-- Input material --
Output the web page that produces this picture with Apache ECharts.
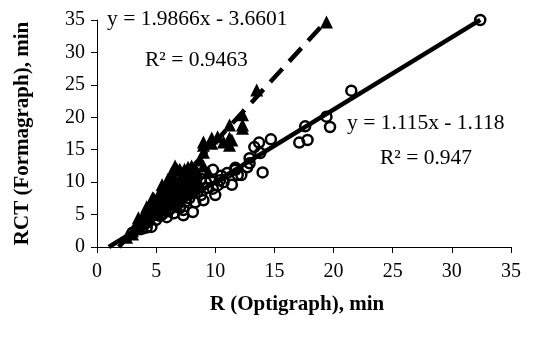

...

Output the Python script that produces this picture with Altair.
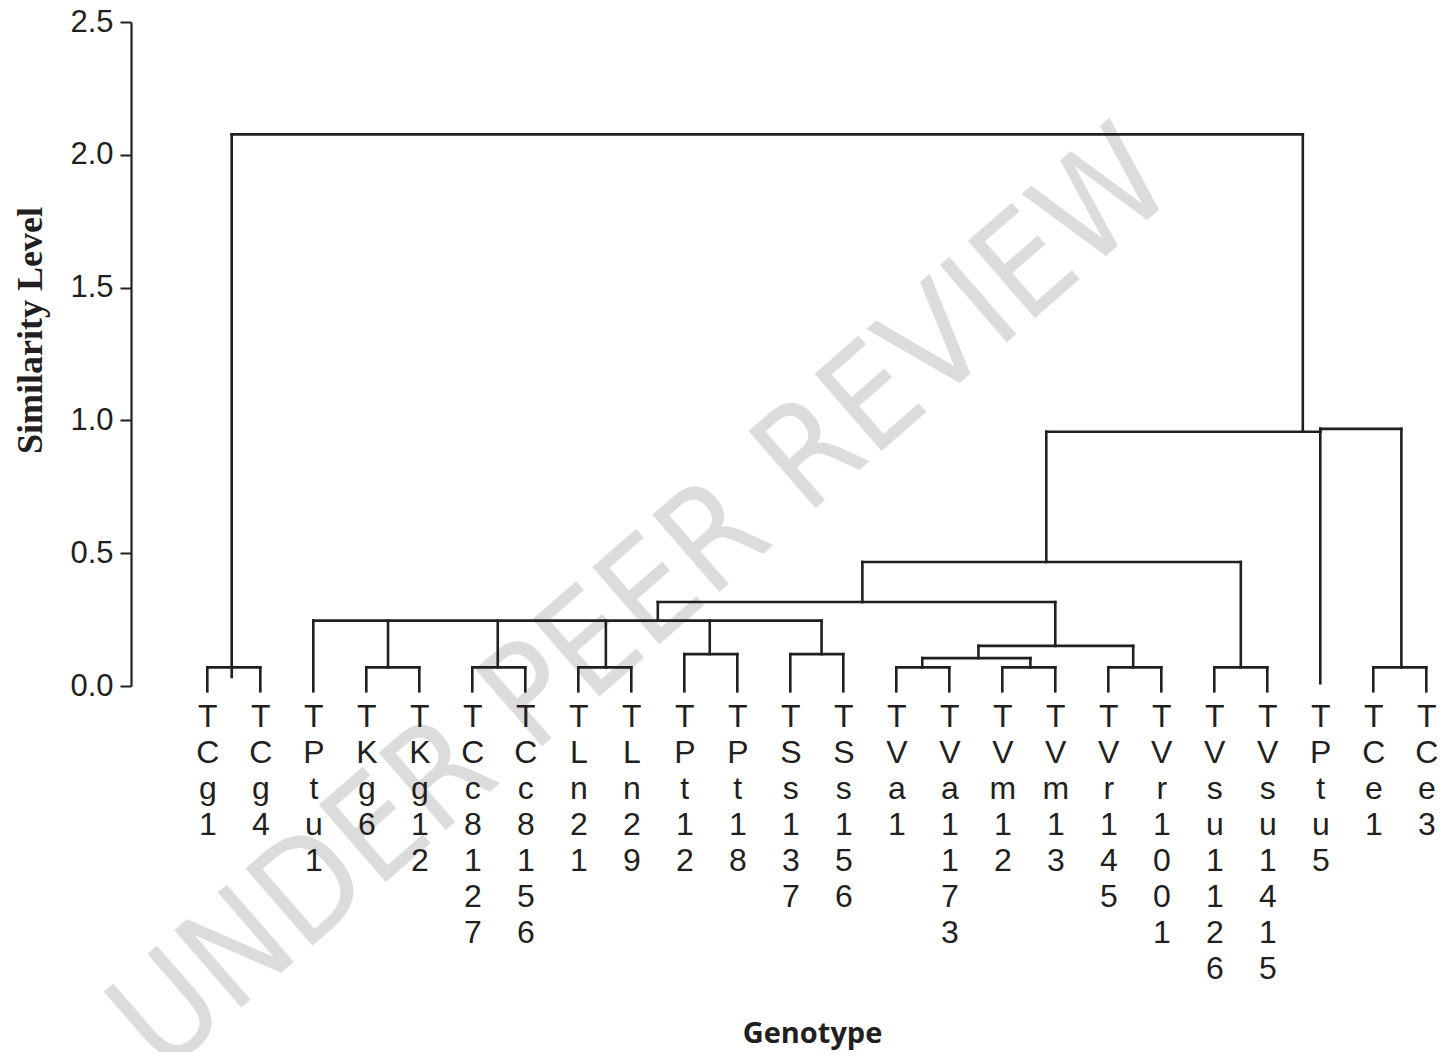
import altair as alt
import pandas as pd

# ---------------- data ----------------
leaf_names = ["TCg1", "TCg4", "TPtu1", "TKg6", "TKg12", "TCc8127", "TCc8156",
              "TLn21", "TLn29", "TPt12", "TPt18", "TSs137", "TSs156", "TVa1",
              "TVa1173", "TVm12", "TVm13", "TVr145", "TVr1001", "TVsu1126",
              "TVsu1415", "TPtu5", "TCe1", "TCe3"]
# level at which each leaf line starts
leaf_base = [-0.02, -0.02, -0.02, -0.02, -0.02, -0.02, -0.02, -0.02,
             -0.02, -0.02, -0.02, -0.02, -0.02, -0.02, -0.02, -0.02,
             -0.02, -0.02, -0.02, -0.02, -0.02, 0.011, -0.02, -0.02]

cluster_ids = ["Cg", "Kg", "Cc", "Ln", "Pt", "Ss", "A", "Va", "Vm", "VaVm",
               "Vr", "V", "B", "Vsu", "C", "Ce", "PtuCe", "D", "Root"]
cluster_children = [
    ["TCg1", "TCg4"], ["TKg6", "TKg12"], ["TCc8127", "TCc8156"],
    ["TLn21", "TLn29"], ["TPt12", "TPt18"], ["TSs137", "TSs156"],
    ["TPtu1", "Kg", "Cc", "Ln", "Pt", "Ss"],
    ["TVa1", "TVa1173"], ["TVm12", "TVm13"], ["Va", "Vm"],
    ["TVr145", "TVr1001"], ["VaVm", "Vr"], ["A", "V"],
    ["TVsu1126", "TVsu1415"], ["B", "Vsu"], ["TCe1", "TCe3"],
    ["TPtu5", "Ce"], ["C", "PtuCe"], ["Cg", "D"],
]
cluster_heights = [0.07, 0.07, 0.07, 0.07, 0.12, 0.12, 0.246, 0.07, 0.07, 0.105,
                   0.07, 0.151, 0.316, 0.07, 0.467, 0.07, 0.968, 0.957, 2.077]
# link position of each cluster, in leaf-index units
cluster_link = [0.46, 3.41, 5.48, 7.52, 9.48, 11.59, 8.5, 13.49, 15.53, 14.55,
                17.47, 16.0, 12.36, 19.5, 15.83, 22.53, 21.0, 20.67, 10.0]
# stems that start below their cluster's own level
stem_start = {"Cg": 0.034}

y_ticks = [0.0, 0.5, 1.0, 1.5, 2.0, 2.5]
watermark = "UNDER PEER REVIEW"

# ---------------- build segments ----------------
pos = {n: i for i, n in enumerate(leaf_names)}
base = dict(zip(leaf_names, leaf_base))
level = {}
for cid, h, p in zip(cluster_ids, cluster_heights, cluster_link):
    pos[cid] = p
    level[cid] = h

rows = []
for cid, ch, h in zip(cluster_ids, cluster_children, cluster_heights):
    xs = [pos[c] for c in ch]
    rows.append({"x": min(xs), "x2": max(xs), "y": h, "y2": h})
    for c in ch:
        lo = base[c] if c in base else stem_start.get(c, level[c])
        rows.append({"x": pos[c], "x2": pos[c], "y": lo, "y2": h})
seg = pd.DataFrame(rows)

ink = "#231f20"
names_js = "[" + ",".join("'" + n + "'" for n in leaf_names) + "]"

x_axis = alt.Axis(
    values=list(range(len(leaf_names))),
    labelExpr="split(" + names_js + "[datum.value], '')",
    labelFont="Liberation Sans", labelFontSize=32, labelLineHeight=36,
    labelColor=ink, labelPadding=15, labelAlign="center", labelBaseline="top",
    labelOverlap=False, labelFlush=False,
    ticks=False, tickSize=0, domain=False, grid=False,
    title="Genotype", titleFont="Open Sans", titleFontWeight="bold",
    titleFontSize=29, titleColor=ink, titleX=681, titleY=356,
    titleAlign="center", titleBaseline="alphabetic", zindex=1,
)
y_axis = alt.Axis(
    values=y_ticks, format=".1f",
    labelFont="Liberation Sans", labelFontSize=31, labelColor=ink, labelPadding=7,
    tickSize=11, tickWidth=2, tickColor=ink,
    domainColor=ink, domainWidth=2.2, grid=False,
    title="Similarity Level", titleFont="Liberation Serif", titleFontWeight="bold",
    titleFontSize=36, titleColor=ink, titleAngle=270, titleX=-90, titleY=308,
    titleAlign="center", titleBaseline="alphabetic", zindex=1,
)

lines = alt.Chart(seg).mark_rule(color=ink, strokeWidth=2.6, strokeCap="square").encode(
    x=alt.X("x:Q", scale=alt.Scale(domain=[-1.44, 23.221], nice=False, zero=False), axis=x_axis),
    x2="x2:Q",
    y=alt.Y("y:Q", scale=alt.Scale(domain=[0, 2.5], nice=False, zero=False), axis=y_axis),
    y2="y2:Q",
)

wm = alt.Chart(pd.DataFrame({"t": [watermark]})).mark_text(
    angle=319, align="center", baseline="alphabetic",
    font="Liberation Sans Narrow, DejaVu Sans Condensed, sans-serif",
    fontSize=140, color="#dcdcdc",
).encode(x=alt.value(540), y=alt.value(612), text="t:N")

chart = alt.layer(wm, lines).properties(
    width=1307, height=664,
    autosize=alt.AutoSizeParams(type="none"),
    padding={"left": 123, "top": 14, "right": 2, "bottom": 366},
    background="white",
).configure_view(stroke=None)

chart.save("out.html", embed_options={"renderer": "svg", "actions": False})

-- Written problem --
Find the word "produces" in the material, then list each line that holds it.

-- Final answer --
Output the web page that produces this picture with Apache ECharts.
Output the Python script that produces this picture with Altair.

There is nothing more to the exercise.